Management Confidence, Market Repricing
CEO Thompson Lin set a bullish tone on the call. “We have considerable momentum entering 2026, and we believe we are well positioned to accelerate our growth this year,” he said.
The company secured its fourth 800G volume order from a major hyperscale customer and is expanding its Sugar Land, Texas facility with a $300M investment and 500 new jobs planned. That expansion is not cosmetic. It is foundational to supporting the kind of production levels management is now discussing.
Of course, the gap between $456 million per year and a theoretical $378 million per month run rate is massive. Scaling manufacturing nearly tenfold without margin slippage is difficult. Capital intensity rises. Supply chains tighten. Customer concentration matters.
Worth noting: the stock’s 52-week range runs from $9.71 to $59.25, and at current levels AAOI trades well above the $50 analyst consensus price target from Rosenblatt Securities. The valuation premium reflects optimism, but also risk. Manufacturing in Taiwan and China creates tariff exposure, and the company remains GAAP unprofitable.
What to Watch Next
We flagged the 800G product ramp and capacity expansion as the key variables before the print. Both confirmed.

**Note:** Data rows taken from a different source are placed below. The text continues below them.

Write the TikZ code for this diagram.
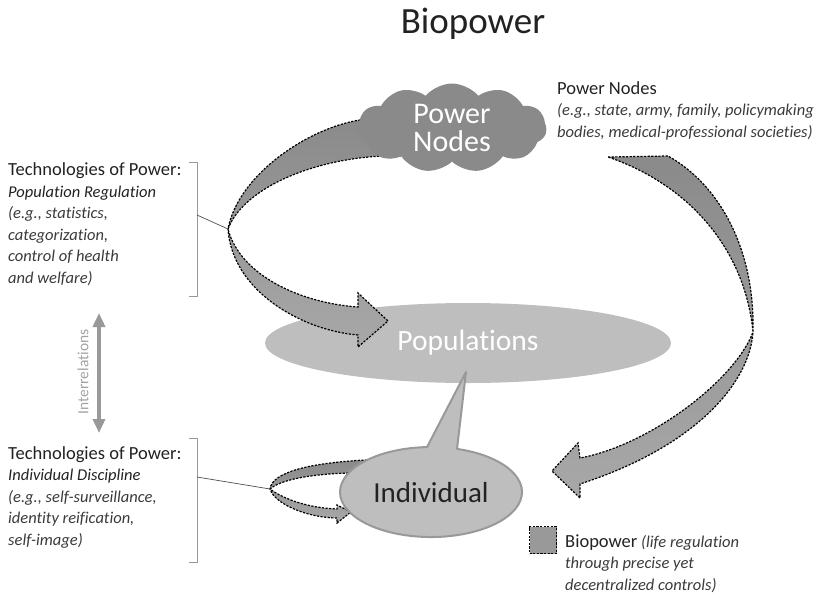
\documentclass[tikz,border=0pt]{standalone}
\usepackage{fontspec}
\setmainfont{Carlito}[Ligatures=CommonOff]
\usetikzlibrary{shapes.geometric}
\usetikzlibrary{shapes.symbols}
\usetikzlibrary{arrows.meta}

\definecolor{darkgrey}{HTML}{8A8A8A}
\definecolor{lightgrey}{HTML}{A8A8A8}
\definecolor{blobgrey}{HTML}{BEBEBE}
\definecolor{rimgrey}{HTML}{999999}
\definecolor{inkgrey}{HTML}{222222}
\definecolor{notegrey}{HTML}{3A3A3A}

\newcommand{\headsize}{\fontsize{18.5}{21.5}\selectfont}

\begin{document}
\begin{tikzpicture}[x=1pt,y=-1pt]
  \tikzset{ribbon/.style = {draw=black, line width=1.2pt, dash pattern=on 2.2pt off 1.4pt, top color=darkgrey, bottom color=lightgrey}}
  \tikzset{blurb/.style = {anchor=base west, align=left, inner sep=0pt, font=\fontsize{16.5}{21.5}\selectfont\itshape, text=notegrey}}
  \tikzset{bracket/.style = {draw=rimgrey, line width=1pt}}
  \tikzset{leader/.style = {draw=inkgrey!80, line width=0.7pt}}

  \useasboundingbox (0,0) rectangle (826,597);

	\node[font=\fontsize{37}{40}\selectfont, text=inkgrey] (title) at (473,24) {Biopower};

	\node[ellipse, fill=blobgrey, inner sep=0pt, minimum width=406, minimum height=80, text=white, font=\fontsize{29.5}{30}\selectfont] (pop) at (468,343) {Populations};

	\coordinate (pinch1) at (228,229);
	\coordinate (pinch2) at (753,332);
	\coordinate (pinch3) at (270,489);
	\coordinate (tie1) at (197,215);
	\coordinate (tie2) at (197,477);
	\coordinate (relup) at (99,313);
	\coordinate (reldown) at (99,433);

	% power nodes -> populations
	\path[ribbon] (400,120) -- (360,120) .. controls (308,128) and (238,175) .. (pinch1)
	  .. controls (232,290) and (300,330) .. (358,335) -- (358,347) -- (388,321) -- (358,293) -- (358,307)
	  .. controls (300,303) and (240,275) .. (pinch1)
	  .. controls (245,185) and (320,158) .. (385,156) -- (400,156) -- cycle;

	% power nodes -> individual
	\path[ribbon] (608,157) -- (668,156) .. controls (720,185) and (755,250) .. (pinch2)
	  .. controls (750,380) and (700,445) .. (580,484) -- (580,498) -- (552,471) -- (578,443) -- (580,458)
	  .. controls (650,445) and (735,380) .. (pinch2)
	  .. controls (745,250) and (690,185) .. (608,157) -- cycle;

	\node[cloud, cloud puffs=11, cloud puff arc=100, aspect=2.1, fill=darkgrey, inner sep=0pt, minimum width=189, minimum height=89, align=center, text=white, font=\fontsize{30}{28.5}\selectfont] (hub) at (452,128) {Power\\Nodes};

	% individual -> individual
	\path[ribbon] (385,462) -- (365,460) .. controls (310,463) and (272,472) .. (pinch3)
	  .. controls (275,505) and (310,518) .. (337,518) -- (337,523) -- (351,512) -- (337,505) -- (337,509)
	  .. controls (310,508) and (285,500) .. (pinch3)
	  .. controls (280,480) and (310,474) .. (350,473) -- (385,473) -- cycle;

	\path[fill=blobgrey, draw=rimgrey, line width=2pt, line join=round] (466,372) -- (457,448.9)
	  arc[start angle=73.4, end angle=-267.5, x radius=91pt, y radius=45pt] -- cycle;
	\node[font=\fontsize{29}{29}\selectfont, text=inkgrey] (indiv) at (431,493) {Individual};

	\node[blurb] (hubnote) at (557,137) {{\headsize\upshape\color{inkgrey}Power Nodes}\\(e.g., state, army, family, policymaking\\bodies, medical-professional societies)};

	\node[blurb] (popnote) at (8,283) {{\headsize\upshape\color{inkgrey}Technologies of Power:}\\{\color{inkgrey}Population Regulation}\\(e.g., statistics,\\categorization,\\control of health\\and welfare)};

	\node[blurb] (indnote) at (8,545) {{\headsize\upshape\color{inkgrey}Technologies of Power:}\\{\color{inkgrey}Individual Discipline}\\(e.g., self-surveillance,\\identity reification,\\self-image)};

	\foreach \ya/\yb in {162/296, 438/562}
	\draw[bracket] (189,\ya) -- (197,\ya) -- (197,\yb) -- (189,\yb);

	\foreach \from/\to in {tie1/pinch1, tie2/pinch3}
	\draw[leader] (\from) -- (\to);

	\draw[{Triangle[width=12pt,length=14pt]}-{Triangle[width=12pt,length=14pt]}, line width=4.5pt, draw=rimgrey, fill=rimgrey] (relup) -- (reldown);
	\node[rotate=90, text=rimgrey!90, font=\fontsize{15.5}{15.5}\selectfont] (reltext) at (83,372) {Interrelations};

	\node[draw=black, line width=1.2pt, dash pattern=on 2.2pt off 1.4pt, fill=rimgrey, minimum size=27, inner sep=0pt] (key) at (543,540) {};
	\node[blurb] (keynote) at (565,590) {{\headsize\upshape\color{inkgrey}Biopower} (life regulation\\through precise yet\\decentralized controls)};

\end{tikzpicture}
\end{document}
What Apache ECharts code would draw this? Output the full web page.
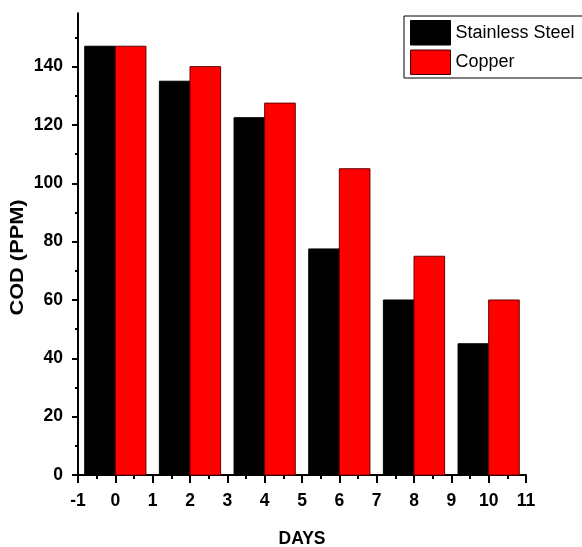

Now the focus shifts to proof. Can AAOI convert hyperscale demand into sustained sequential revenue acceleration? Can it hold gross margins above 30% while R&D spending, which climbed 54.5% year-over-year to $25.8M in Q4, continues to scale?
If Q1 delivery matches guidance and the 800G ramp continues building, analysts may need to start modeling AAOI as something far larger than a sub-$500 million revenue company.
That is the real bet the market just started pricing in.